Другим известным «мозговым центром» являлся Всесоюзный Институт Системных исследований Государственного Комитета по науке и технике при Академии Наук СССР. С момента основания его директором был Джермен Михайлович Гвишиани, действительный член Академии Наук СССР, заместитель председателя Государственного Комитета по науке и технике СССР, председатель Совета Национальной Ассоциации содействия Римскому Клубу, иностранный член Шведской академии инженерных наук, действительный член Американской и Международной академий управления, председатель Совета Международного института прикладного системного анализа. Его отец — генерал НКВД, выдвиженец Л. П. Берии. Само имя, которое он дал сыну, означает: ДЗЕРжинский-МЕНжинский. Жена — Людмила Алексеевна Косыгина-Гвишиани, единственная дочь нашего премьера, директор Библиотеки иностранной литературы. Муж его сестры — Е. М. Примаков.

До основания института Д. М. Гвишиани, естественно, работал в другом месте — начальником международного отдела Государственного Комитета по науке и технике. Одним из его подчиненных был полковник О. Пеньковский, работавший на английскую и американскую разведки. После разоблачения шпиона пострадали все, кто ему протежировал, но только не Д. М. Гвишиани. С 1980 г. и до неопределенного времени работал в институте Е. Т. Гайдар. Вот как он вспоминал потом о своем первом рабочем месте: «Этот институт был создан в 1967 году заместителем председателя Государственного Комитета по науке и технике Джерменом Гвишиани, который и стал его директором. По идее институт должен был представлять собой советский аналог „Рэнд корпорейшн“: объединив способных экономистов, математиков, системщиков, философов, специалистов по организационным структурам, развернуть серьезные теоретические исследования и решать самые сложные задачи государственного масштаба. Место Джермена Гвишиани, зятя Косыгина, в формальной и неформальной иерархии советского общества того времени обеспечивало институту хорошие связи, а следовательно, и относительную идеологическую автономию. <…>

Нашу институтскую лабораторию возглавляет профессор Вадим Павлюченко. <…> В нашей лаборатории работали Владимир Гарсимович, Олег Ананьин, Петр Авен, Вячеслав Широнин, Марина Одинцова. Основная сфера исследований — закономерности развития социалистического хозяйственного механизма, сравнительный анализ экономических реформ социалистических стран.

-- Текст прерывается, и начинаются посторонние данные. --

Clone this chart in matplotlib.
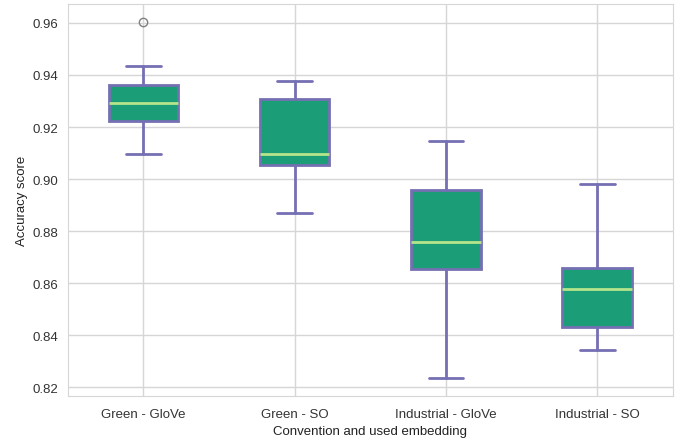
import matplotlib

matplotlib.use("Agg")
import matplotlib.pyplot as plt
import seaborn as sns

# box statistics
labels = ["Green - GloVe", "Green - SO", "Industrial - GloVe", "Industrial - SO"]
whislo = [0.9096, 0.8871, 0.8237, 0.8342]
q1 = [0.9223, 0.9054, 0.8654, 0.8433]
med = [0.9294, 0.9096, 0.8759, 0.8578]
q3 = [0.9362, 0.9308, 0.8957, 0.8657]
whishi = [0.9435, 0.9377, 0.9146, 0.8981]
fliers = [[0.9603], [], [], []]

sns.set_style("whitegrid")
plt.rcParams["font.family"] = ["Liberation Sans", "DejaVu Sans"]

stats = []
for i in range(len(labels)):
    stats.append(
        dict(
            label=labels[i],
            whislo=whislo[i],
            q1=q1[i],
            med=med[i],
            q3=q3[i],
            whishi=whishi[i],
            fliers=fliers[i],
        )
    )

edge = "#7570b3"
fig = plt.figure(figsize=(6.77, 4.39), dpi=100)
ax = fig.add_axes([0.100, 0.0957, 0.894, 0.893])
ax.bxp(
    stats,
    widths=0.46,
    patch_artist=True,
    boxprops=dict(facecolor="#1b9e77", edgecolor=edge, linewidth=2),
    whiskerprops=dict(color=edge, linewidth=2),
    capprops=dict(color=edge, linewidth=2),
    medianprops=dict(color="#b5e48a", linewidth=2),
    flierprops=dict(marker="o", markerfacecolor="none", markeredgecolor="#808080",
                    markersize=6, markeredgewidth=1),
)
ax.set_ylim(0.8166, 0.9673)
ax.set_yticks([0.82, 0.84, 0.86, 0.88, 0.90, 0.92, 0.94, 0.96])
ax.set_yticklabels(["0.82", "0.84", "0.86", "0.88", "0.90", "0.92", "0.94", "0.96"])
ax.tick_params(labelsize=9.5, colors="#333333")
ax.tick_params(axis="x", pad=5)
ax.set_ylabel("Accuracy score", fontsize=9.5, color="#222222", labelpad=3)
ax.set_xlabel("Convention and used embedding", fontsize=9.5, color="#222222", labelpad=4)
ax.grid(True, color="#d6d6d6", linewidth=1)
for s in ax.spines.values():
    s.set_color("#d6d6d6")

fig.savefig("out.png", dpi=100)
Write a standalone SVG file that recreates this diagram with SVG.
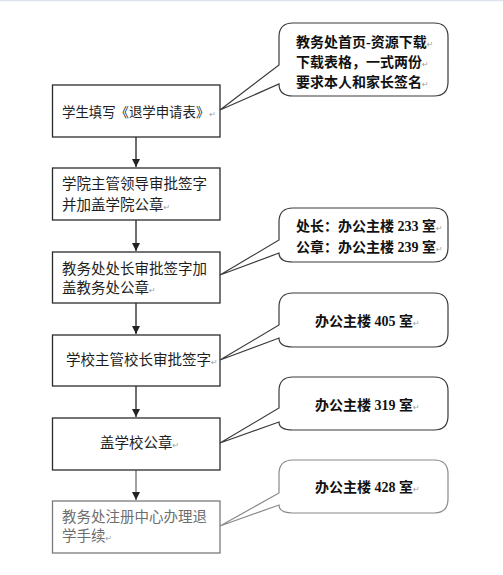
<svg xmlns="http://www.w3.org/2000/svg" width="503" height="575" viewBox="0 0 503 575">
<style>
.box{fill:#fff;stroke:#2b2b2b;stroke-width:1.3}
.box.g{stroke:#7a7a7a}
.call{fill:#fff;stroke:#3a3a3a;stroke-width:1.2}
.call.g{stroke:#8a8a8a}
.bt{font-family:"Noto Sans CJK SC","Noto Sans",sans-serif;font-size:14.5px;fill:#1e1e1e}
.bt.g{fill:#6e6e6e}
.ct{font-family:"Liberation Serif","Noto Sans CJK SC",serif;font-size:14px;font-weight:bold;fill:#111}
.pm{font-family:"DejaVu Sans",sans-serif;font-size:8px;font-weight:normal;fill:#a0a0a0}
.conn{stroke:#4a4a4a;stroke-width:1.6;fill:none}
.conn.g{stroke:#8a8a8a}
</style>
<defs>
<marker id="ah" markerUnits="userSpaceOnUse" markerWidth="9" markerHeight="9" refX="8" refY="4" orient="auto">
<path d="M0,0 L8,4 L0,8 Z" fill="#222"/>
</marker>
</defs>
<rect x="0" y="0" width="503" height="575" fill="#fff"/>
<rect x="0" y="0" width="503" height="1.2" fill="#dde3ee"/>

<g id="connectors">
<line class="conn" x1="136" y1="137" x2="136" y2="167" marker-end="url(#ah)"/>
<line class="conn" x1="136" y1="220" x2="136" y2="251" marker-end="url(#ah)"/>
<line class="conn" x1="136" y1="303" x2="136" y2="334" marker-end="url(#ah)"/>
<line class="conn" x1="136" y1="386" x2="136" y2="417" marker-end="url(#ah)"/>
<line class="conn g" x1="136" y1="470" x2="136" y2="500" marker-end="url(#ah)"/>
</g>

<g id="step1">
<rect class="box" x="52.5" y="85" width="167.5" height="52"/>
<text class="bt" x="62" y="117" style="font-size:13.4px">学生填写《退学申请表》<tspan class="pm">↵</tspan></text>
</g>
<g id="step2">
<rect class="box" x="52.5" y="168" width="167.5" height="52"/>
<text class="bt" x="62" y="189">学院主管领导审批签字</text>
<text class="bt" x="62" y="210">并加盖学院公章<tspan class="pm">↵</tspan></text>
</g>
<g id="step3">
<rect class="box" x="52.5" y="252" width="167.5" height="51"/>
<text class="bt" x="62" y="274">教务处处长审批签字加</text>
<text class="bt" x="62" y="293">盖教务处公章<tspan class="pm">↵</tspan></text>
</g>
<g id="step4">
<rect class="box" x="52.5" y="335" width="167.5" height="51"/>
<text class="bt" x="66" y="365">学校主管校长审批签字<tspan class="pm">↵</tspan></text>
</g>
<g id="step5">
<rect class="box" x="52.5" y="418" width="167.5" height="52"/>
<text class="bt" x="100" y="448">盖学校公章<tspan class="pm">↵</tspan></text>
</g>
<g id="step6">
<rect class="box g" x="52.5" y="501" width="167.5" height="52"/>
<text class="bt g" x="62" y="522">教务处注册中心办理退</text>
<text class="bt g" x="62" y="541">学手续<tspan class="pm">↵</tspan></text>
</g>

<g id="note1">
<path class="call" d="M293,23 H434 Q448,23 448,37 V82 Q448,96 434,96 H293 Q279,96 279,84 L220,110 L279,65 V37 Q279,23 293,23 Z"/>
<text class="ct" x="296" y="47">教务处首页-资源下载<tspan class="pm">↵</tspan></text>
<text class="ct" x="296" y="67">下载表格，一式两份<tspan class="pm">↵</tspan></text>
<text class="ct" x="296" y="87">要求本人和家长签名<tspan class="pm">↵</tspan></text>
</g>
<g id="note2">
<path class="call" d="M293,208 H434 Q448,208 448,222 V248 Q448,262 434,262 H293 Q279,262 279,253 L220,275 L279,240 V222 Q279,208 293,208 Z"/>
<text class="ct" x="296" y="231">处长：办公主楼 233 室<tspan class="pm">↵</tspan></text>
<text class="ct" x="296" y="252">公章：办公主楼 239 室<tspan class="pm">↵</tspan></text>
</g>
<g id="note3">
<path class="call" d="M293,293 H434 Q448,293 448,307 V333 Q448,347 434,347 H293 Q279,347 279,338 L220,360 L279,325 V307 Q279,293 293,293 Z"/>
<text class="ct" x="315" y="326">办公主楼 405 室<tspan class="pm">↵</tspan></text>
</g>
<g id="note4">
<path class="call" d="M293,377 H434 Q448,377 448,391 V416 Q448,430 434,430 H293 Q279,430 279,422 L220,443 L279,408 V391 Q279,377 293,377 Z"/>
<text class="ct" x="315" y="410">办公主楼 319 室<tspan class="pm">↵</tspan></text>
</g>
<g id="note5">
<path class="call g" d="M293,460 H434 Q448,460 448,474 V499 Q448,513 434,513 H293 Q279,513 279,505 L220,526 L279,493 V474 Q279,460 293,460 Z"/>
<text class="ct" x="315" y="492">办公主楼 428 室<tspan class="pm">↵</tspan></text>
</g>
</svg>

Во ВНИИСИ исчезла привычная по экономическому факультету двойственность — жесткое разделение того, что можно обсуждать открыто, и того, о чем можно думать, но ни в коем случае высказывать вслух в официальной обстановке научного семинара. Здесь можно обойтись без „кукиша в кармане“, обсуждать самые острые теоретические проблемы без оглядки на идеологическую „чистоту“ суждений» [12.С.30].

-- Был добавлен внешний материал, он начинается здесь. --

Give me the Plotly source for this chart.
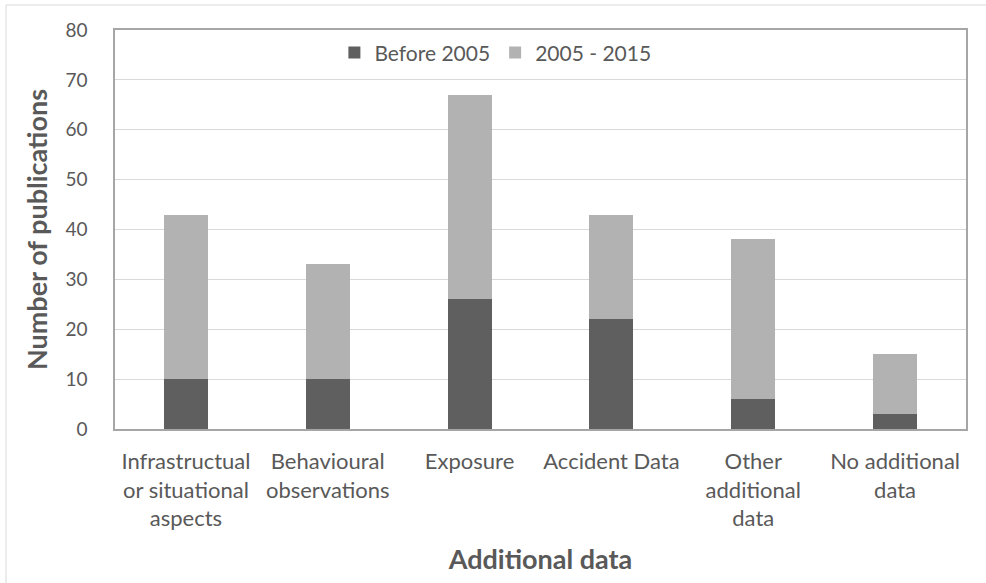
import plotly.graph_objects as go

categories = ["Infrastructual<br>or situational<br>aspects", "Behavioural<br>observations",
              "Exposure", "Accident Data", "Other<br>additional<br>data", "No additional<br>data"]
before_2005 = [10, 10, 26, 22, 6, 3]
period_2005_2015 = [33, 23, 41, 21, 32, 12]
series_names = ["Before 2005", "2005 - 2015"]
y_ticks = [0, 10, 20, 30, 40, 50, 60, 70, 80]

FONT = "Lato"
TXT = "#595959"

fig = go.Figure()
fig.add_trace(go.Bar(x=categories, y=before_2005, name=series_names[0],
                     marker=dict(color="#5f5f5f", line=dict(width=0))))
fig.add_trace(go.Bar(x=categories, y=period_2005_2015, name=series_names[1],
                     marker=dict(color="#b2b2b2", line=dict(width=0))))

W, H = 986, 583
L, R, T, B = 115, 20, 30, 154
pw, ph = W - L - R, H - T - B

def px2paper(x, y):
    return (x - L) / pw, (H - B - y) / ph

x0, y0 = px2paper(6, 5)
x1, y1 = px2paper(1010, 600)
fig.add_shape(type="rect", xref="paper", yref="paper", x0=x0, y0=y1, x1=x1, y1=y0,
              line=dict(color="#d9d9d9", width=1), layer="below")

fig.update_layout(
    width=W, height=H,
    margin=dict(l=L, r=R, t=T, b=B),
    barmode="stack",
    bargap=0.69,
    paper_bgcolor="white",
    plot_bgcolor="white",
    font=dict(family=FONT, color=TXT, size=19),
    showlegend=True,
    legend=dict(orientation="h", x=0.447, xanchor="center", y=0.943, yanchor="middle",
                font=dict(size=21, color=TXT), bgcolor="rgba(0,0,0,0)",
                traceorder="normal", itemwidth=30),
    xaxis=dict(showline=True, linecolor="#a6a6a6", linewidth=1.5, mirror=True,
               tickfont=dict(size=22, color=TXT), ticks="", ticklabelstandoff=12,
               title=dict(text="<b>Additional data</b>", font=dict(size=27, color=TXT), standoff=20)),
    yaxis=dict(range=[0, 80], tickvals=y_ticks, showgrid=True, gridcolor="#d9d9d9", gridwidth=1,
               showline=True, linecolor="#a6a6a6", linewidth=1.5, mirror=True,
               zeroline=False, ticks="", ticklabelstandoff=22,
               tickfont=dict(size=19, color=TXT),
               title=dict(text="<b>Number of publications</b>", font=dict(size=27, color=TXT), standoff=10)),
)

fig.write_html("out.html", config={"displayModeBar": False},
               post_script="document.body.style.margin='0';document.body.style.overflow='hidden';")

Другое интеллектуальное подразделение — Группы консультантов при ЦК КПСС. В самом начале 1960-х гг. в Международный Отдел и Отдел по связям с коммунистическими и рабочими партиями социалистических стран ЦК КПСС были введены должности консультантов. Впоследствии из них были сформированы подотделы, в 1965 году их переименовали в группы консультантов при Отделе. Консультант был приравнен к заведующему сектором, а заведующие группой консультантов — к заместителю заведующего Отделом. Потом институт консультантов появился в Идеологическом и других Отделах ЦК КПСС [3.СС.79–85]; «В сентябре 1966 г. в Отделе пропаганды решением ЦК была создана группа консультантов, на которую, по аналогии с такими же группами международных отделов, и были возложены задачи политических и теоретических документов. <…> Главные требования, которые предъявлялись к кандидатам в консультанты, — всесторонняя эрудиция, способность творчески мыслить и грамотно, в меру живо и ясно излагать мысли на бумаге» [9.С.109].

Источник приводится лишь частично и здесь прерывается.